Funny that everything is e-prefixed except literacy. I like d-literacy; reminds me of delinquency, deliberate (a), deliberate (v), delight, delicious and you can take this where you want to to finish. Musicality!
Another big topic. Lets assume traditional literacy (t-literacy) is reading and writing. Abstract: the ability to consume & construct the dominant text form of the print period.
D-literacy will in fact have the same abstract, but suspect that the dominant text form of the future (present) will not be long strings of words printed on paper. We might look at it in terms of the tools that are used to create it (but note that literacy is not necessarily about tools as one might hire a scribe to write while one dictates - text construction is still taking place. Mind you, if the scribe is responsible for imposing the features of the written text on the dictator's oral text, it might be possible to question literacy. Still, lets not overcomplicate at the beginning).What tools?
We still need words (probably, I admit the possibility of debate). We now have images & sound, as readily manipulable as words to those who have mastered the tools. Smell, taste and touch haven't been digitised yet, although touch might be coming. Movement in space seems limited to images of movement in space, on a 2 dimensional screen. Holography is beloved of science fiction & can't be to far away. Then we will have projected 3D images without funny glasses. It will still be an image, but it will have to engage with space differently.

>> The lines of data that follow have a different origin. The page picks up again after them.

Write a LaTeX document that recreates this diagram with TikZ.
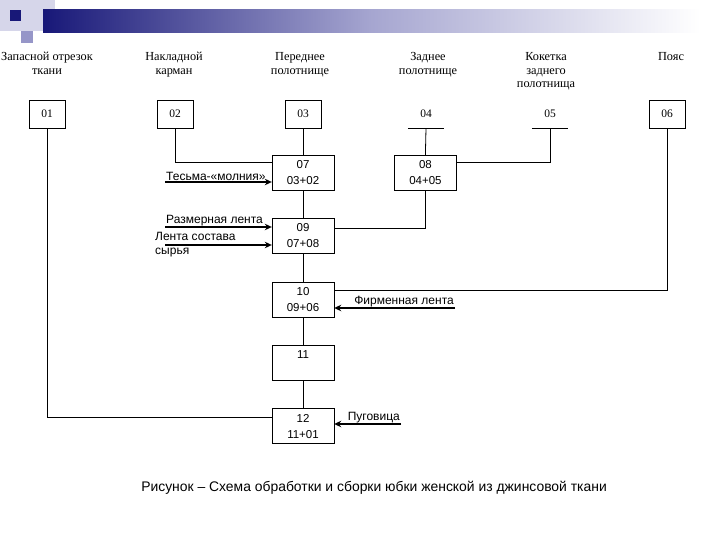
\documentclass[tikz,border=0pt]{standalone}
\usepackage{fontspec}
\setmainfont{Liberation Serif}
\setsansfont{Liberation Sans}
\usetikzlibrary{positioning,arrows.meta}
\definecolor{BarBlue}{RGB}{24,24,120}
\definecolor{BarMid}{RGB}{150,150,200}
\definecolor{BarPale}{RGB}{214,214,234}
\tikzset{
  topbox/.style={draw,minimum width=36pt,minimum height=28pt,inner sep=0pt,
                 font=\fontsize{11.5}{13}\selectfont},
  toptag/.style={topbox,draw=none},
  toplabel/.style={anchor=north,align=center,inner sep=0pt,
                   font=\fontsize{12.3}{13.8}\selectfont},
  opbox/.style={draw,minimum width=62pt,minimum height=35pt,inner sep=0pt,
                align=center,font=\sffamily\fontsize{11.5}{16}\selectfont},
  inlabel/.style={inner sep=1pt,font=\sffamily\fontsize{12}{14}\selectfont},
  link/.style={line width=0.8pt},
  inarr/.style={-{Stealth[length=7pt,width=6.5pt]},line width=1.6pt},
}

\begin{document}
\begin{tikzpicture}[x=1pt,y=-1pt,node distance=28pt]
  \useasboundingbox (0,0) rectangle (720,540);

  % Slide decoration
  \fill[BarPale] (0,0) rectangle (43,31);
  \fill[BarPale] (43,0) rectangle (55,10);
  \fill[BarMid] (21,31) rectangle (33,43);
  \fill[BarBlue] (10,10) rectangle (21,21);
  \shade[left color=BarBlue,right color=white,middle color=BarMid!85] (43,10) rectangle (700,33);

  % Parts
  \node[topbox] (n01) at (47,114) {01};
  \node[topbox] (n02) at (175,114) {02};
  \node[topbox] (n03) at (303,114) {03};
  \node[toptag] (n04) at (426,114) {04};
  \node[toptag] (n05) at (550,114) {05};
  \node[topbox] (n06) at (667,114) {06};

  \node[toplabel] (l01) at (47,52) {Запасной отрезок\\ткани};
  \node[toplabel] (l02) at (174,52) {Накладной\\карман};
  \node[toplabel] (l03) at (300,52) {Переднее\\полотнище};
  \node[toplabel] (l04) at (428,52) {Заднее\\полотнище};
  \node[toplabel] (l05) at (546,52) {Кокетка\\заднего\\полотнища};
  \node[toplabel] (l06) at (671,52) {Пояс};

  % Operations
  \node[opbox] (n07) at (303,172.5) {07\\03+02};
  \node[opbox,right=60pt of n07] (n08) {08\\04+05};
  \node[opbox,below=of n07] (n09) {09\\07+08};
  \node[opbox,below=of n09] (n10) {10\\09+06};
  \node[opbox,below=of n10] (n11) {11\\\mbox{}};
  \node[opbox,below=of n11] (n12) {12\\11+01};

  % Links
  \draw[link] (n04.south west) -- (n04.south east);
  \draw[link] (n05.south west) -- (n05.south east);
  \draw[link] (n01.south) |- ([yshift=-9pt]n12.north west);
  \draw[link] (n02.south) |- ([yshift=-8pt]n07.north west);
  \draw[link] (n03) -- (n07);
  \draw[link] (n04.south) -- (n08.north);
  \draw[link] (n05.south) |- ([yshift=-8pt]n08.north east);
  \draw[link] (n06.south) |- ([yshift=-9pt]n10.north east);
  \draw[link] (n08.south) |- ([yshift=-10pt]n09.north east);
  \draw[link] (n07) -- (n09);
  \draw[link] (n09) -- (n10);
  \draw[link] (n10) -- (n11);
  \draw[link] (n11) -- (n12);

  % Added materials
  \coordinate (tesma) at (165,182);
  \coordinate (razmer) at (165,227);
  \coordinate (sostav) at (165,245);
  \coordinate (firma) at (455,308);
  \coordinate (pugov) at (401,424);

  \draw[inarr] (tesma) -- (tesma -| n07.west);
  \draw[inarr] (razmer) -- (razmer -| n09.west);
  \draw[inarr] (sostav) -- (sostav -| n09.west);
  \draw[inarr] (firma) -- (firma -| n10.east);
  \draw[inarr] (pugov) -- (pugov -| n12.east);

  \node[inlabel,anchor=south west] (ltesma) at (tesma) {Тесьма-«молния»};
  \node[inlabel,anchor=south west] (lrazmer) at (razmer) {Размерная лента};
  \node[inlabel,anchor=west,align=left,inner sep=0pt] (lsostav) at (155,245) {Лента состава\\сырья};
  \node[inlabel,anchor=south east] (lfirma) at (firma) {Фирменная лента};
  \node[inlabel,anchor=south east] (lpugov) at (pugov) {Пуговица};

  \node[font=\sffamily\fontsize{13.9}{16}\selectfont] (caption) at (374,488)
    {Рисунок – Схема обработки и сборки юбки женской из джинсовой ткани};
\end{tikzpicture}
\end{document}
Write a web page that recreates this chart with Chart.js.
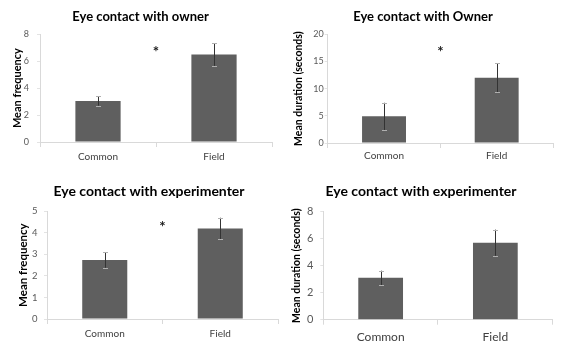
<!DOCTYPE html>
<html><head><meta charset="utf-8">
<script src="https://cdn.jsdelivr.net/npm/chart.js@4.4.1/dist/chart.umd.min.js"></script>
<style>
html,body{margin:0;padding:0;background:#fff}
body{width:562px;height:348px;position:relative;overflow:hidden}
canvas{position:absolute}
</style></head><body>
<canvas id="c1" width="281" height="174" style="left:0px;top:0px"></canvas>
<canvas id="c2" width="281" height="174" style="left:281px;top:0px"></canvas>
<canvas id="c3" width="281" height="174" style="left:0px;top:174px"></canvas>
<canvas id="c4" width="281" height="174" style="left:281px;top:174px"></canvas>
<script>
// ---- data ----
const categories = ['Common', 'Field'];
const titles = ['Eye contact with owner', 'Eye contact with Owner', 'Eye contact with experimenter', 'Eye contact with experimenter'];
const yTitles = ['Mean frequency', 'Mean duration (seconds)', 'Mean frequency', 'Mean duration (seconds)'];
const freqOwner = [3.05, 6.5];
const freqOwnerErr = [0.35, 0.85];
const durOwner = [4.9, 12.0];
const durOwnerErr = [2.5, 2.65];
const freqExp = [2.74, 4.2];
const freqExpErr = [0.36, 0.5];
const durExp = [3.1, 5.7];
const durExpErr = [0.53, 0.97];
const yMax = [8, 20, 5, 8];
const yStep = [2, 5, 1, 2];
const sigMarks = [6.9, 17.3, 4.38, null]; // asterisk heights (null = none)

const values = [freqOwner, durOwner, freqExp, durExp];
const errors = [freqOwnerErr, durOwnerErr, freqExpErr, durExpErr];

// ---- layout/styling per panel ----
const FONT = 'Lato, "Open Sans", "Liberation Sans", sans-serif';
const panels = [
  {id:'c1', padL:9,  padR:9,   yW:31,   xH:32,   tSize:13, tPT:8.7, tPB:10,   ytSize:11,   ytPad:2,  tickSize:9,    yTickPad:8, catSize:10, catPad:3.7},
  {id:'c2', padL:12, padR:9,   yW:34.7, xH:31,   tSize:13, tPT:8.7, tPB:10,   ytSize:10.5, ytPad:-1, tickSize:9,    yTickPad:1, catSize:10, catPad:2},
  {id:'c3', padL:20, padR:3,   yW:27,   xH:29,   tSize:14, tPT:9.1, tPB:11.4, ytSize:11.5, ytPad:-4, tickSize:9.5,  yTickPad:6.5, catSize:10, catPad:3.3},
  {id:'c4', padL:8.3,padR:9.3, yW:34,   xH:28.3, tSize:14, tPT:9.1, tPB:11.8, ytSize:10.5, ytPad:1.5,tickSize:11,   yTickPad:7, catSize:12, catPad:4.8}
];

const errorBarPlugin = {
  id: 'errorBars',
  afterDatasetsDraw(chart, args, opts) {
    const ctx = chart.ctx;
    const meta = chart.getDatasetMeta(0);
    const ys = chart.scales.y;
    ctx.save();
    meta.data.forEach((bar, i) => {
      const v = opts.values[i], e = opts.errors[i];
      const x = Math.round(bar.x) + 0.5;
      const yT = ys.getPixelForValue(v + e);
      const yB = ys.getPixelForValue(v - e);
      ctx.strokeStyle = '#333333';
      ctx.lineWidth = 1;
      ctx.beginPath();
      ctx.moveTo(x, yT); ctx.lineTo(x, yB);
      ctx.stroke();
      ctx.strokeStyle = '#b0b0b0';
      ctx.beginPath();
      ctx.moveTo(x - 2.5, Math.round(yT) + 0.5); ctx.lineTo(x + 2.5, Math.round(yT) + 0.5);
      ctx.moveTo(x - 2.5, Math.round(yB) + 0.5); ctx.lineTo(x + 2.5, Math.round(yB) + 0.5);
      ctx.stroke();
    });
    if (opts.sig != null) {
      const xs = chart.scales.x;
      ctx.fillStyle = '#1a1a1a';
      ctx.font = 'bold 15px ' + FONT;
      ctx.textAlign = 'center';
      ctx.textBaseline = 'middle';
      ctx.fillText('*', xs.getPixelForValue(0.5), ys.getPixelForValue(opts.sig) + 3);
    }
    ctx.restore();
  }
};

panels.forEach((p, k) => {
  new Chart(document.getElementById(p.id), {
    type: 'bar',
    data: {
      labels: categories,
      datasets: [{
        data: values[k],
        backgroundColor: '#5f5f5f',
        borderWidth: 0,
        categoryPercentage: 1,
        barPercentage: 0.39
      }]
    },
    plugins: [errorBarPlugin],
    options: {
      responsive: false,
      animation: false,
      events: [],
      layout: {padding: {left: p.padL, right: p.padR, top: 0, bottom: 0}},
      plugins: {
        legend: {display: false},
        tooltip: {enabled: false},
        title: {
          display: true,
          text: titles[k],
          color: '#000',
          font: {family: FONT, size: p.tSize, weight: 'bold'},
          padding: {top: p.tPT, bottom: p.tPB}
        },
        errorBars: {values: values[k], errors: errors[k], sig: sigMarks[k]}
      },
      scales: {
        x: {
          grid: {display: true, offset: true, drawOnChartArea: false, drawTicks: true, tickLength: 5, color: '#d9d9d9'},
          border: {display: true, color: '#d9d9d9'},
          ticks: {color: '#404040', font: {family: FONT, size: p.catSize}, padding: p.catPad, maxRotation: 0},
          afterFit(s) { s.height = p.xH; }
        },
        y: {
          min: 0, max: yMax[k],
          grid: {display: true, drawOnChartArea: false, drawTicks: true, tickLength: 3, color: '#e3e3e3'},
          border: {display: true, color: '#d9d9d9'},
          ticks: {stepSize: yStep[k], color: '#595959', font: {family: FONT, size: p.tickSize}, padding: p.yTickPad},
          title: {display: true, text: yTitles[k], color: '#000', font: {family: FONT, size: p.ytSize, weight: 'bold'}, padding: {top: p.ytPad, bottom: 0}},
          afterFit(s) { s.width = p.yW; }
        }
      }
    }
  });
});
</script>
</body></html>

Anyway, I'm gong to pause here and postulate d-literacy as t-literacy combined with v(ideo)-literacy and a(udio)-literacy. A-literacy & v-literacy are well established fields (they even give Oscars in them) but already the learning curve for d-lit looks pretty bloody long. I'm guessing it will be additive on t-lit. Complicating matters considerably though, is that each of these x-lits has an extant grammar, but is there a grammar that combines them - in other words, will the grammar for d-lit be the sum of the grammars of its component parts, or will it require its own, yet to be devised, grammar?
How long will it take to teach such a complex construct? Will those who master it have significant greater access to economic and political power as a result?
Currently these kinds of texts are primarily art texts. We attempt to widely foster some kind of receptive d-lit via a kind of expanded critical thinking.
Poufff. Run out of steam, but there is so much more to say.